3. Quel conseil donneriez vous à quelqu’un qui débute dans la photographie ?
Hughes Léglise-Bataille : En vrac, quelques conseils qui sont plutôt du bon sens:
-Réaliser que la technique est extrêmement simple puisqu’il n’y a finalement que 2 paramètres à maitriser: la vitesse et l’ouverture !
-Prendre beaucoup de photos, et en regarder encore plus ! L’oeil s’éduque, et il n’y a pas de meilleure école que de feuilleter les livres des “grands”.
-Sortir de chez soi, et être curieux. La photographie est un formidable outil de découverte et de partage du monde, et un langage presque “universel”.
-Faire attention à la lumière. Observer comment la lumière se reflète,
comment elle évolue selon l’heure et les saisons, comprendre les
différents types de lumières artificielles, etc. Faire de la lumière
son alliée, pas une ennemie contre laquelle on lutte.
-Apprendre à composer. Les appareils seront peut être capables
d’exposer “proprement” n’importe quelle scène, mais il n’y aura jamais
aucun bouton capable de composer à la place du photographe. La
composition est dans la plupart des cas la base, la fondation d’une
bonne photo, que rien ne peut rattrapper ensuite.

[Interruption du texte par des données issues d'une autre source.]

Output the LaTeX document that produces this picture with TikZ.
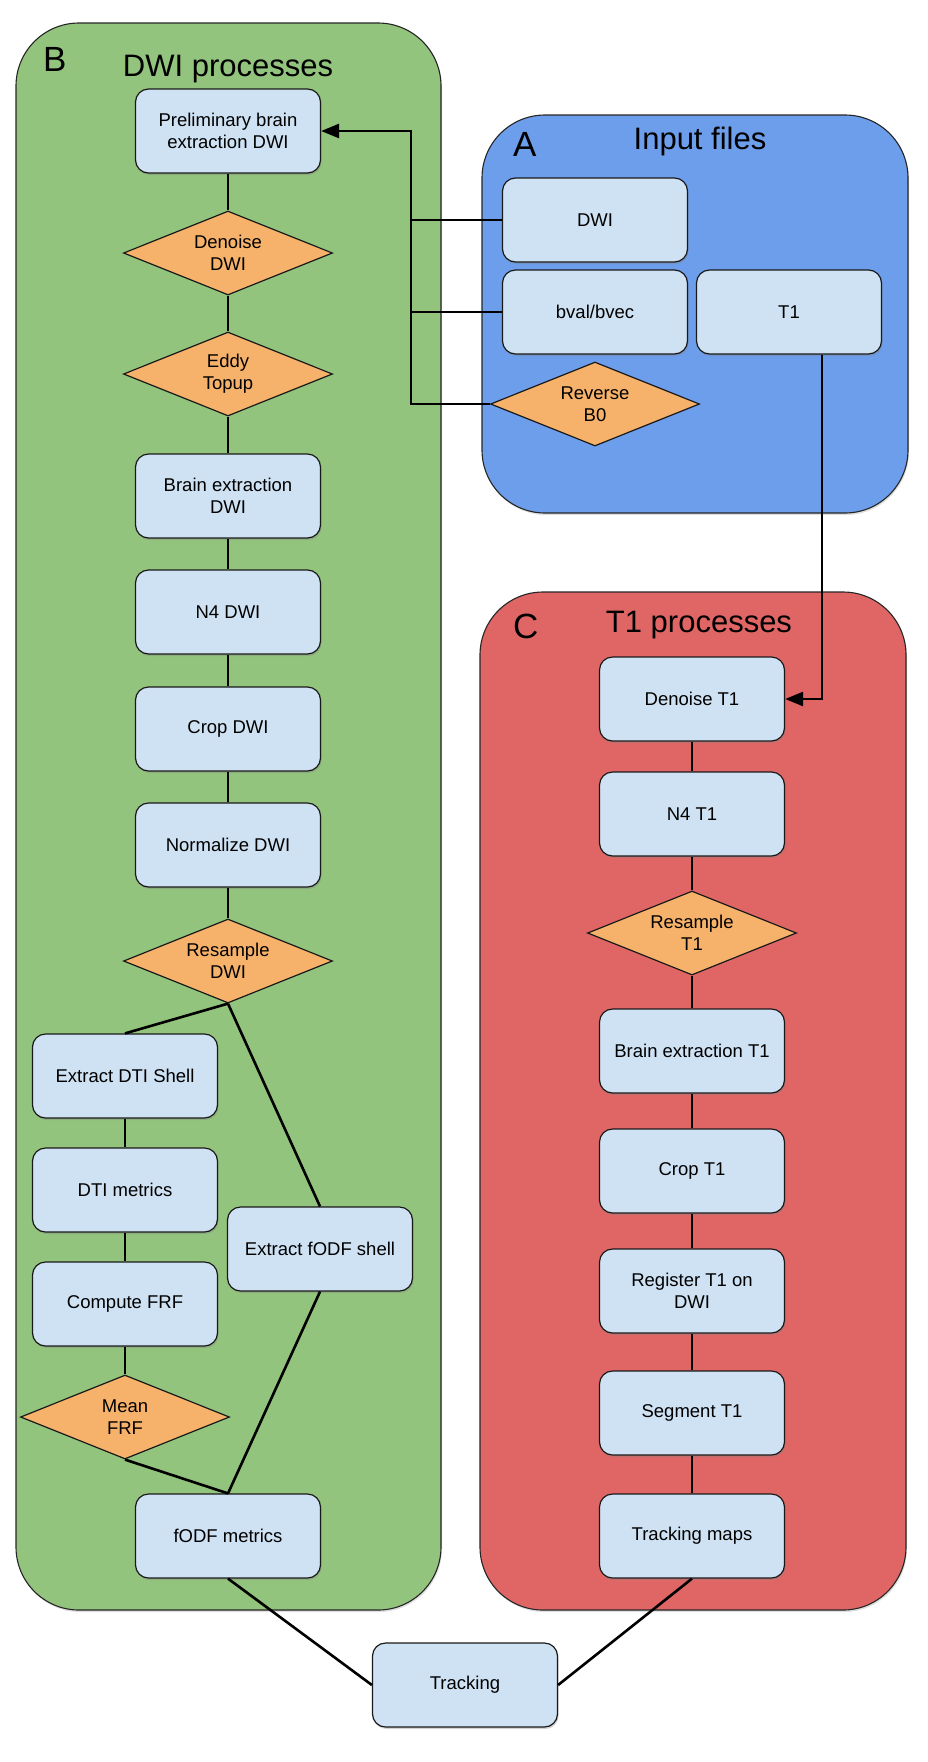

-Oublier les auto-portraits, les couchers de soleil et les arcs-en-ciel, les macros d’insectes et de fleurs, et les photos de votre chien ou chat ! A moins de s’appeler Elliott Erwitt, bien sûr ;-)
-Ne pas abuser des “effets” (saturation ou désaturation, vignettage, solarisation, traitement croisé, etc. sans parler des HDR et autres): si vous ne savez pas faire la pâte de votre gâteau, rien ne sert d’y ajouter de la chantilly, des cerises confites et des pépites de chocolat !

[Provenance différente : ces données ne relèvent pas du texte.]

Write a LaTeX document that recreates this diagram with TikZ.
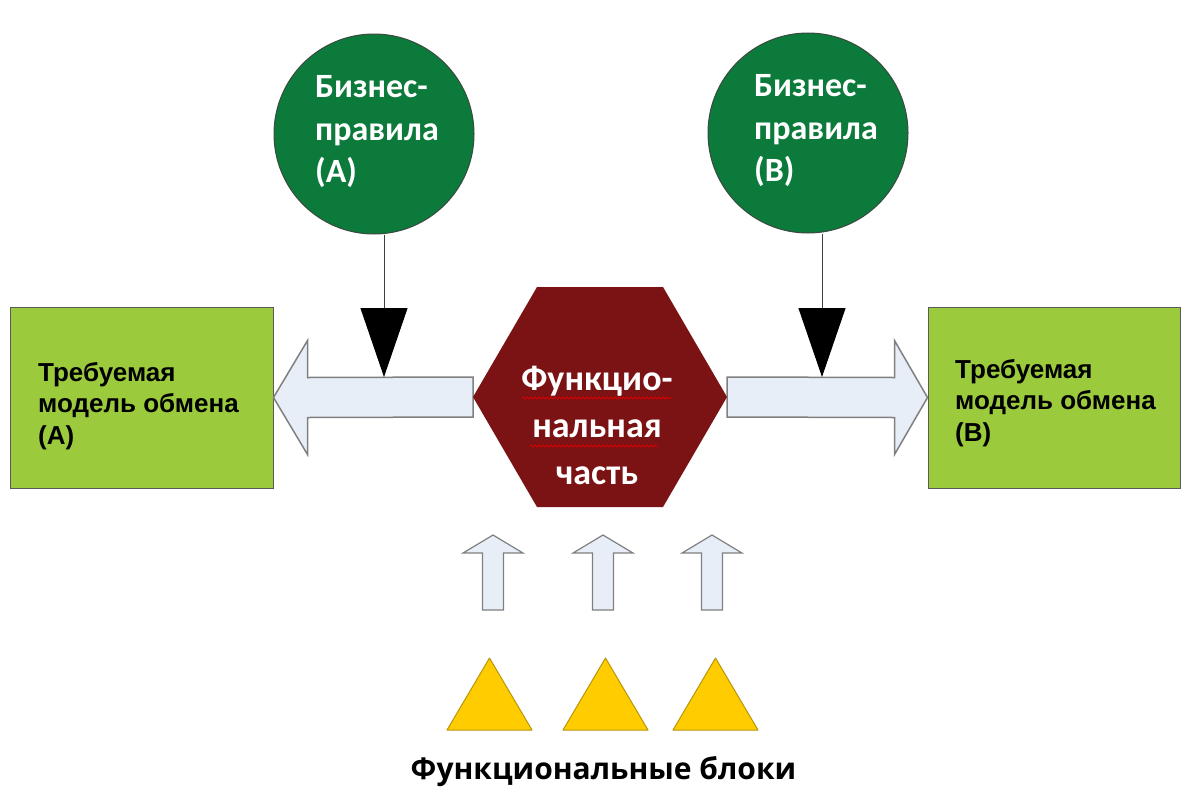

Une anecdote pour finir: un ami, alors qu’il était encore adolescent et passionné de photo, a eu la chance de déjeuner avec Cartier-Bresson, sans même savoir qui il était (sinon un photographe “professionnel”). Après avoir conversé avec lui et regardé quelques-unes de ses photos, le maître prit finalement congé avec pour seul conseil ces 2 mots: “structure et harmonie”. A méditer ;-)
4. Lorsque nous interviewons des candidats chez Flickr, nous leurs posons systématiquement cette question un peu spéciale : chatons, bébé, sunset ou fleurs? Choisissez un thème.
Hughes Léglise-Bataille : Les bébés, car je viens d’en avoir un !
5. Selon vous à quel autre membre Flickr devrions nous poser cette série de 5 questions ?
Hughes Léglise-Bataille : Beaucoup de noms me viennent à l’esprit, et je trouve assez injuste d’en mettre un en avant, mais puisqu’il faut jouer le jeu, et pour rester en France, je recommande Emmanuel Smague. Un travail de très grande qualité, à la fois rigoureux et tout en finesse, dans la veine des photographes humanistes et voyageurs.